C’est ce qui m’a amenée, le 11 avril dernier, à écrire dans le Financial Times qu’avec le chantage de G. Sondland, « les Américains jouaient à un jeu dangereux avec le plus sûr de leur allié et ce, alors que la définition des menaces entre Européens et Américains semblait durablement devoir diverger ». Mais fermer ce Fonds aux pays tiers de l’Union, reviendrait à en exclure le Royaume-Uni, alors qu’il s’agit d’un partenaire essentiel à la sécurité européenne. Parce que l’on devine que sa sortie de l’UE aura pour effet mécanique de renforcer son intégration au sein de l’OTAN (et, ce faisant, sa dépendance diplomatique et industrielle vis-à-vis des États-Unis), il importe (Pp n°10) de proposer comme priorité absolue de l’UE la conclusion d’un Traité de défense et de sécurité avec le Royaume-Uni. Partenaire vital de la défense européenne, nous devons lui proposer des solutions flexibles pour lui permettre de participer, autant que possible, aux dispositifs de l’UE (FEDef, CSP, Galileo…).

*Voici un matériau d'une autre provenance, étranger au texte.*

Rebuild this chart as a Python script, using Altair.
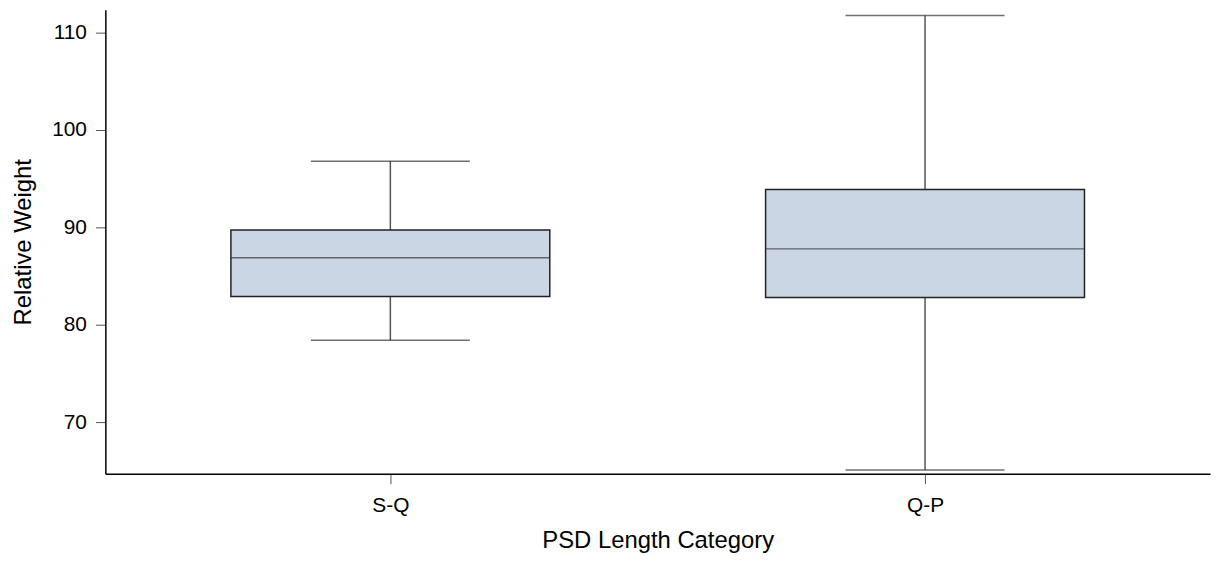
import altair as alt
import pandas as pd

categories = ["S-Q", "Q-P"]
lower_whisker = [78.40, 65.07]
q1 = [82.89, 82.79]
median = [86.87, 87.79]
q3 = [89.72, 93.88]
upper_whisker = [96.80, 111.77]

df = pd.DataFrame({
    "cat": categories,
    "lo": lower_whisker,
    "q1": q1,
    "med": median,
    "q3": q3,
    "hi": upper_whisker,
})

FONT = "Liberation Sans"

x = alt.X(
    "cat:N",
    title="PSD Length Category",
    scale=alt.Scale(type="point", padding=0.533, domain=categories),
    axis=alt.Axis(labelAngle=0, tickSize=10, labelPadding=11, titlePadding=13,
                  domainColor="black", tickColor="#555", grid=False),
)
yscale = alt.Scale(domain=[64.69, 112.35], nice=False, zero=False)
yaxis = alt.Axis(values=[70, 80, 90, 100, 110], tickSize=10, labelPadding=9,
                 titlePadding=16, domainColor="black", tickColor="#555", grid=False)

base = alt.Chart(df)

whisker = base.mark_rule(color="#555", strokeWidth=1.5).encode(
    x=x,
    y=alt.Y("lo:Q", title="Relative Weight", scale=yscale, axis=yaxis),
    y2="hi:Q",
)
cap_lo = base.mark_tick(orient="horizontal", size=160, thickness=1.5, color="#333").encode(
    x=x, y=alt.Y("lo:Q", scale=yscale)
)
cap_hi = base.mark_tick(orient="horizontal", size=160, thickness=1.5, color="#333").encode(
    x=x, y=alt.Y("hi:Q", scale=yscale)
)
box = base.mark_bar(size=321, fill="#cbd6e5", stroke="#222", strokeWidth=1.5).encode(
    x=x, y=alt.Y("q1:Q", scale=yscale), y2="q3:Q"
)
med = base.mark_tick(orient="horizontal", size=321, thickness=1.5, color="#333").encode(
    x=x, y=alt.Y("med:Q", scale=yscale)
)

chart = alt.layer(whisker, cap_lo, cap_hi, box, med).properties(
    width=1112,
    height=467,
    autosize=alt.AutoSizeParams(type="none"),
    padding={"left": 98, "top": 0, "right": 4, "bottom": 82},
).configure_view(stroke=None).configure_axis(
    labelFont=FONT, titleFont=FONT, labelFontSize=21, titleFontSize=24,
    labelColor="black", titleColor="black", titleFontWeight="normal",
    domainWidth=1.5,
)

chart.save("out.html", embed_options={"renderer": "svg", "actions": False})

Voici quelques-unes de nos propositions auxquelles l’actualité immédiate donne un écho positif. Les autres concernent plus techniquement le fonctionnement de l’UE et ses rapports avec l’OTAN. La proposition n°2 a été réalisée avec la création d’une nouvelle DG Défense. Je ne doute pas que les autres trouvent un aboutissement futur avec Nathalie Loiseau à la Présidence de la « Sous-commission Défense » du Parlement européen; avec notre nouvelle ambassadrice auprès de l’OTAN, Muriel Domenach; Arnaud Danjean aux Relations extérieures ou notre nouveau Commissaire européen, en charge, notamment, des questions de la défense. Concluant sa XXVIIIème leçon, Lucien Febvre, déclare : « L’Europe, c’est comme un vieux pays tronçonné en quatre, en six, en huit, dont chaque fraction voudrait se faire la guerre alors qu’elle incarne la paix. J’ai peur ; j’aurai peur s’il ne nous restait le dernier recours, le dernier viatique : l’espérance, cette petite espérance qui n’a l’air de rien du tout comme dit Péguy dans son « Mystère de l’espérance ». L’image est si fraîche, si joyeuse, si neuve, si puissante qu’elle reste inscrite dans le regard de ceux qui l’ont vue ».

Je suis sensible, peut-être plus que d’autres, en tant que Parlementaire représentant les Français établis hors de France, à la réalité de notre identité européenne lorsqu’elle est vue de plus loin. Je travaille avec beaucoup d’autres pour que l’Europe prenne enfin vie. Sans arrière-pensée, sans calcul politique.  Juste pour que notre destin, cette forme accélérée du temps, prenne enfin cours et que vive cette espérance d’une Europe puissante et sûre, c’est-à-dire d’une Europe souveraine et autonome stratégiquement.